DaVinci drew crowds to its new home in the Blackmagic booth, many simply curious to see just how seamless the recent acquisition had been. So far so good. On Sunday, president Dan May told me that the company had just taken orders from London’s Smoke & Mirrors for two new DaVinci systems. “They needed help, and what they were lacking in resources, we knew we had at Blackmagic,” he said. “But I think we’ve also convinced DaVinci’s core customers that it will continue to do what it does best—real-time color correction—and is not in danger of becoming a quantity product.”

In other merger news, Grass Valley awaits the final sign off on its sale, which SVP Jeff Rosica, who heads the Grass Valley business within Thomson, said would be made public within the next few weeks.

Word of Avid’s acquisition of storage company Maximum Throughput, also known as Max-T, was confirmed during the show, though the deal actually happened back in July, right under all of our noses. What will this mean to the popular Sledgehammer product line?

3D made a brief if not fully dimensional appearance at the show—The Foundry touted version 2 of its stereoscopic plug-in, Ocula, and the theater hosted a 16-minute preview of James Cameron’s Avatar on Sunday night.

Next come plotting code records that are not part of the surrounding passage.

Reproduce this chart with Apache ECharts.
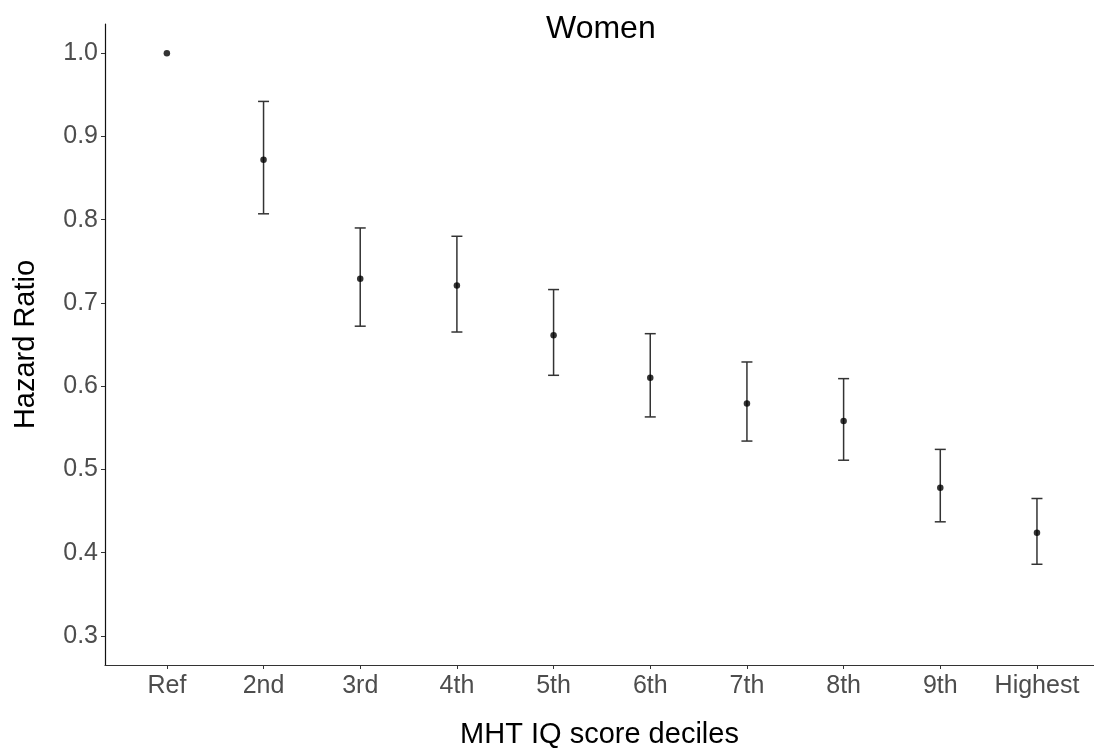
<!DOCTYPE html>
<html>
<head>
<meta charset="utf-8">
<script src="https://cdn.jsdelivr.net/npm/echarts@6/dist/echarts.min.js"></script>
<style>html,body{margin:0;padding:0;background:#fff;}#c{width:1094px;height:754px;}</style>
</head>
<body>
<div id="c"></div>
<script>
const categories = ['Ref','2nd','3rd','4th','5th','6th','7th','8th','9th','Highest'];
const hr    = [1.0, 0.872, 0.729, 0.721, 0.661, 0.610, 0.579, 0.558, 0.478, 0.424];
const lower = [null, 0.807, 0.672, 0.665, 0.613, 0.563, 0.534, 0.511, 0.437, 0.386];
const upper = [null, 0.942, 0.790, 0.780, 0.716, 0.663, 0.629, 0.609, 0.524, 0.465];
const yTicks = [0.3, 0.4, 0.5, 0.6, 0.7, 0.8, 0.9, 1.0];

const FONT = '"Liberation Sans", Arial, sans-serif';
const pointData = hr.map((v, i) => [i, v]);
const errData = [];
for (let i = 0; i < categories.length; i++) {
  if (lower[i] != null) errData.push([i, lower[i], upper[i]]);
}
const xTicks = categories.map((c, i) => i);

const chart = echarts.init(document.getElementById('c'), null, {renderer: 'canvas'});
chart.setOption({
  animation: false,
  backgroundColor: '#fff',
  title: {
    text: 'Women', left: 541, top: 8,
    textStyle: {fontFamily: FONT, fontSize: 32, fontWeight: 'normal', color: '#000'}
  },
  grid: {left: 105, right: 0, top: 24, bottom: 82, containLabel: false},
  xAxis: {
    type: 'value', min: -0.64, max: 9.59,
    name: 'MHT IQ score deciles', nameLocation: 'middle', nameGap: 55,
    nameTextStyle: {fontFamily: FONT, fontSize: 29, color: '#000'},
    axisLine: {show: true, onZero: false, lineStyle: {color: '#333', width: 1.2}},
    axisTick: {show: true, length: 4, customValues: xTicks, lineStyle: {color: '#333'}},
    axisLabel: {customValues: xTicks, fontFamily: FONT, fontSize: 25, color: '#4d4d4d', margin: 9,
      formatter: v => categories[Math.round(v)]},
    splitLine: {show: false}
  },
  yAxis: {
    type: 'value', min: 0.265, max: 1.035,
    name: 'Hazard Ratio', nameLocation: 'middle', nameGap: 65, nameRotate: 90,
    nameTextStyle: {fontFamily: FONT, fontSize: 29, color: '#000'},
    axisLine: {show: true, onZero: false, lineStyle: {color: '#111', width: 1.2}},
    axisTick: {show: true, length: 4, customValues: yTicks, lineStyle: {color: '#333'}},
    axisLabel: {customValues: yTicks, fontFamily: FONT, fontSize: 25, color: '#4d4d4d', margin: 7,
      formatter: v => v.toFixed(1)},
    splitLine: {show: false}
  },
  series: [
    {
      type: 'custom',
      data: errData,
      renderItem: function (params, api) {
        const x = api.value(0);
        const lo = api.coord([x, api.value(1)]);
        const hi = api.coord([x, api.value(2)]);
        const hw = 5.5;
        const style = {stroke: '#333', lineWidth: 1.5};
        return {
          type: 'group',
          children: [
            {type: 'line', shape: {x1: lo[0], y1: lo[1], x2: hi[0], y2: hi[1]}, style: style},
            {type: 'line', shape: {x1: lo[0] - hw, y1: lo[1], x2: lo[0] + hw, y2: lo[1]}, style: style},
            {type: 'line', shape: {x1: hi[0] - hw, y1: hi[1], x2: hi[0] + hw, y2: hi[1]}, style: style}
          ]
        };
      },
      z: 2
    },
    {
      type: 'scatter',
      data: pointData,
      symbol: 'circle',
      symbolSize: 6.5,
      itemStyle: {color: '#000'},
      z: 3
    }
  ]
});
</script>
</body>
</html>
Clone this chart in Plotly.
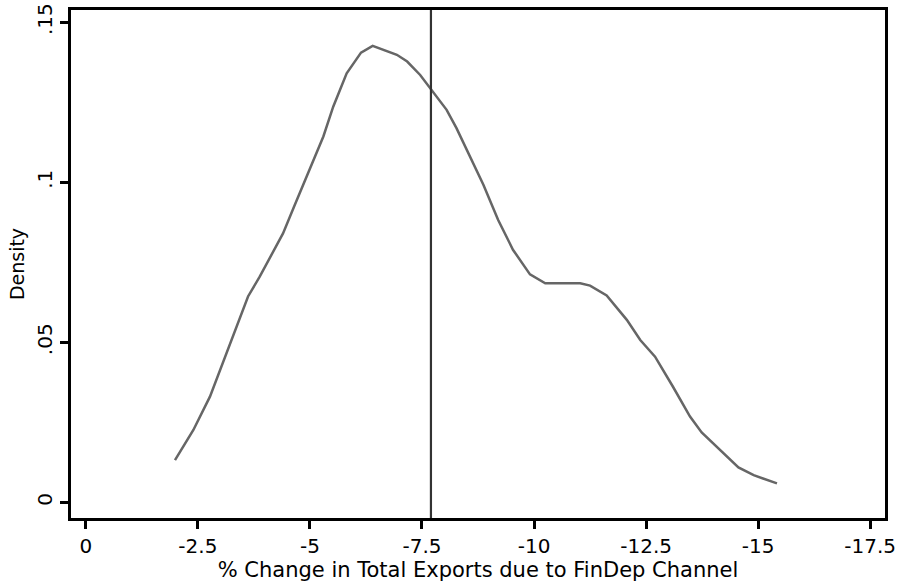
import plotly.graph_objects as go

# Kernel density curve
pct_change = [-1.99, -2.4, -2.77, -3.14, -3.62, -3.88, -4.4, -4.65, -4.93, -5.3, -5.52,
              -5.82, -6.14, -6.4, -6.94, -7.17, -7.46, -7.72, -8.05, -8.27, -8.87, -9.2,
              -9.53, -9.91, -10.25, -11.03, -11.25, -11.62, -12.07, -12.37, -12.7, -13.1,
              -13.48, -13.74, -14.08, -14.56, -14.9, -15.42]
density = [0.0132, 0.0226, 0.033, 0.0466, 0.0643, 0.0705, 0.084, 0.0925, 0.1018, 0.1143, 0.1236,
           0.134, 0.1405, 0.1426, 0.1398, 0.1377, 0.1335, 0.1288, 0.1226, 0.1169, 0.0992, 0.0882,
           0.0789, 0.0712, 0.0684, 0.0684, 0.0677, 0.0646, 0.057, 0.0507, 0.0455, 0.0361,
           0.0268, 0.0218, 0.0174, 0.0109, 0.0085, 0.0059]
mean_line = -7.7

x_tickvals = [0, -2.5, -5, -7.5, -10, -12.5, -15, -17.5]
x_ticktext = ["0", "-2.5", "-5", "-7.5", "-10", "-12.5", "-15", "-17.5"]
y_tickvals = [0, 0.05, 0.1, 0.15]
y_ticktext = ["0", ".05", ".1", ".15"]

FONT = "DejaVu Sans"

fig = go.Figure()
fig.add_trace(go.Scatter(x=pct_change, y=density, mode="lines",
                         line=dict(color="#666666", width=2.5), showlegend=False))
fig.add_trace(go.Scatter(x=[mean_line, mean_line], y=[-0.0049, 0.1538], mode="lines",
                         line=dict(color="#333333", width=2.2), showlegend=False))

fig.update_layout(
    width=905, height=582,
    margin=dict(l=71, r=20, t=10, b=64),
    paper_bgcolor="white", plot_bgcolor="white",
    font=dict(family=FONT, size=19, color="black"),
)
fig.update_xaxes(range=[0.33, -17.83], tickvals=x_tickvals, ticktext=x_ticktext,
                 showgrid=False, zeroline=False, showline=True, mirror=True,
                 linecolor="black", linewidth=3, ticks="outside", ticklen=8, tickwidth=3,
                 tickcolor="black", tickfont=dict(size=20), automargin=False,
                 title=dict(text="% Change in Total Exports due to FinDep Channel",
                            font=dict(size=21), standoff=0))
fig.update_yaxes(range=[-0.0049, 0.1538], tickvals=y_tickvals, ticktext=y_ticktext,
                 showgrid=False, zeroline=False, showline=True, mirror=True,
                 linecolor="black", linewidth=3, ticks="outside", ticklen=8, tickwidth=3,
                 tickcolor="black", tickangle=-90, tickfont=dict(size=20), automargin=False,
                 title=dict(text="Density", font=dict(size=19), standoff=4))

fig.write_html("out.html", config={"displayModeBar": False},
               post_script="document.body.style.margin='0';")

Finally, Adobe showed tech previews of Adobe Story, its metadata-driven scriptwriting software now in public beta at the Adobe Labs. It has evolved into a hosted application that you can share with multiple viewers across the Web, and will be part of the next version of Production Premium.

What do these small, yet significant product upgrades, consolidation news and decent attendance numbers at IBC ’09 add up to? Another good reason to believe the industry is starting to recover. And that whole is certainly worth more than the sum of its parts.